Gold Price Looking to Break Above the 1918 Mark As Stimulus Awaited
Gold price action is muted on the day, with the daily candle showing a 0.28% drop in the session. This is not unexpected. Today is the Columbus Day holiday, and there is not much happening on the economic front. This is allowing gold traders to re-evaluate their positions, as the trading week kicks off fully tomorrow.
China is back from its Independence holidays, and the People’s Bank of China hit the markets with a bang by reducing the reserve requirement ratio for financial institutions on specific foreign exchange forwards transactions. However, the greenback remained static, probably as a result of the US Dollars.
Speculators increased their net long positions in gold, taking them to 3-month highs after some worries over the pandemic and President Trump’s wealth. However, things may move on in a different direction this week when the markets reopen for trading tomorrow.

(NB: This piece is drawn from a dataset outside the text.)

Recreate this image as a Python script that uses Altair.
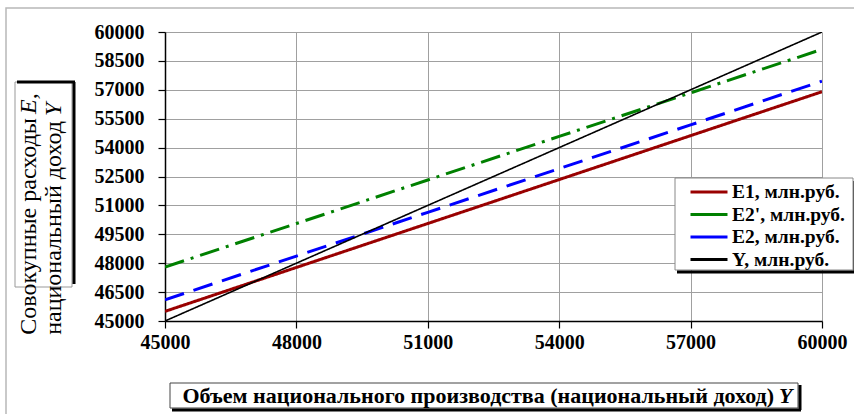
import altair as alt
import pandas as pd

# Output levels (national income Y), млн.руб.
x_vals = [45000, 48000, 51000, 54000, 57000, 60000]
# Aggregate expenditure series at each output level
e1_vals = [45500, 47780, 50060, 52340, 54620, 56900]
e2p_vals = [47800, 50060, 52320, 54580, 56840, 59100]
e2_vals = [46100, 48370, 50640, 52910, 55180, 57450]
y_vals = [45000, 48000, 51000, 54000, 57000, 60000]

series_names = ["E1, млн.руб.", "E2', млн.руб.", "E2, млн.руб.", "Y, млн.руб."]
series_colors = ["#990000", "#008000", "#0000ff", "#000000"]
series_dash = [[1, 0], [20, 7, 3, 7], [20, 10], [1, 0]]
series_width = [3, 3, 3, 1.6]
y_ticks = [45000, 46500, 48000, 49500, 51000, 52500, 54000, 55500, 57000, 58500, 60000]

rows = []
for name, sw, vals in zip(series_names, series_width,
                          [e1_vals, e2p_vals, e2_vals, y_vals]):
    for xv, yv in zip(x_vals, vals):
        rows.append({"x": xv, "value": yv, "series": name, "style": name, "sw": sw})
df = pd.DataFrame(rows)

W, H = 657, 289
SERIF = "Liberation Serif"

one = pd.DataFrame({"k": [0]})

x_enc = alt.X("x:Q",
              scale=alt.Scale(domain=[45000, 60000], nice=False, zero=False),
              axis=alt.Axis(values=x_vals, format="d", title=None, labelPadding=4,
                            labelFlush=False))
y_enc = alt.Y("value:Q",
              scale=alt.Scale(domain=[45000, 60000], nice=False, zero=False),
              axis=alt.Axis(values=y_ticks, format="d", title=None, labelPadding=14,
                            labelFlush=False))
color_scale = alt.Scale(domain=series_names, range=series_colors)

# the visible series lines (dashed styles, no legend of their own)
lines = alt.Chart(df).mark_line(clip=True).encode(
    x=x_enc, y=y_enc,
    color=alt.Color("series:N", scale=color_scale, legend=None),
    strokeDash=alt.StrokeDash("style:N",
                              scale=alt.Scale(domain=series_names, range=series_dash),
                              legend=None),
    strokeWidth=alt.StrokeWidth("sw:Q", scale=None, legend=None),
    order=alt.Order("x:Q"),
)

# zero-width copy that only supplies the solid-swatch legend
legend_src = alt.Chart(df).mark_line(clip=True, strokeWidth=0).encode(
    x=x_enc, y=y_enc,
    color=alt.Color("series:N", scale=color_scale,
                    legend=alt.Legend(orient="none", legendX=533, legendY=149,
                                      title=None, symbolType="M-2,0H2",
                                      symbolStrokeWidth=3, symbolSize=342,
                                      labelFont=SERIF, labelFontSize=19.5,
                                      labelFontWeight="bold", labelColor="black",
                                      labelOffset=12, labelLimit=0, padding=0,
                                      rowPadding=1.5)),
    order=alt.Order("x:Q"),
)


def box(x1, y1, x2, y2, stroke):
    return alt.Chart(one).mark_rect(fill="white", stroke=stroke, strokeWidth=1).encode(
        x=alt.value(x1), x2=alt.value(x2), y=alt.value(y1), y2=alt.value(y2))


def shade(x1, y1, x2, y2, w=3):
    return alt.Chart(one).mark_rule(color="black", strokeWidth=w).encode(
        x=alt.value(x1), x2=alt.value(x2), y=alt.value(y1), y2=alt.value(y2))


def label(txt, x, y, size, align, angle=0, weight="normal", style="normal"):
    return alt.Chart(one).mark_text(
        text=txt, font=SERIF, fontSize=size, fontWeight=weight, fontStyle=style,
        align=align, baseline="middle", angle=angle, color="black",
    ).encode(x=alt.value(x), y=alt.value(y))


# outer chart frame
frame = alt.Chart(one).mark_rect(fill=None, stroke="#b8b8b8", strokeWidth=1.5).encode(
    x=alt.value(-159), x2=alt.value(720), y=alt.value(-24), y2=alt.value(420))

# legend panel
legend_box = box(510, 146, 688, 238, "#888888")
legend_shadow = shade(512, 240, 700, 240) + shade(690, 149, 690, 240)

# y-axis title panel
ybox = box(-150, 50, -93, 255, "#999999")
yshadow = shade(-148, 50, -90, 50) + shade(-91, 50, -91, 252)
ytitle = (
    label("Совокупные расходы", -136, 86, 24, "right", angle=270)
    + label("E,", -136, 82, 24, "left", angle=270, style="italic")
    + label("национальный доход", -111, 89, 24, "right", angle=270)
    + label("Y", -111, 84, 24, "left", angle=270, style="italic")
)

# x-axis title panel
xbox = box(5, 351, 633, 376, "#444444")
xshadow = shade(7, 378, 636, 378) + shade(635, 353, 635, 378)
xtitle = (
    label("Объем национального производства (национальный доход)", 609, 364, 22,
          "right", weight="bold")
    + label("Y", 614, 364, 22, "left", weight="bold", style="italic")
)

chart = alt.layer(
    frame, lines, legend_src, legend_box, legend_shadow,
    ybox, yshadow, ytitle, xbox, xshadow, xtitle,
).resolve_scale(
    color="independent", strokeDash="independent"
).properties(
    width=W, height=H,
    autosize=alt.AutoSizeParams(type="none"),
    padding={"left": 165, "top": 32, "right": 32, "bottom": 93},
).configure_view(
    stroke=None
).configure_axis(
    labelFont=SERIF, labelFontSize=20, labelFontWeight="bold", labelColor="black",
    domainColor="black", domainWidth=1.5, tickColor="black", tickSize=7,
    tickWidth=1.2, gridColor="#a0a0a0", gridWidth=1, grid=True,
)

chart.save("out.html", embed_options={"renderer": "svg", "actions": False})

Technical Outlook for Gold Price
Today’s downside move is now testing the breached descending trendline/1918.68 support level in classical pullback-retest mode. If these support levels hold firm, gold price may bounce and aim for 1940.15. Further advance brings in 1954.77 as a new target, with 1969.95 and 1980.74 forming potential upside targets.
On the flip side, a collapse of the present support levels allows for a retest of 1900.76, with 1869.39 and 1821.55 lining up as potential downside targets.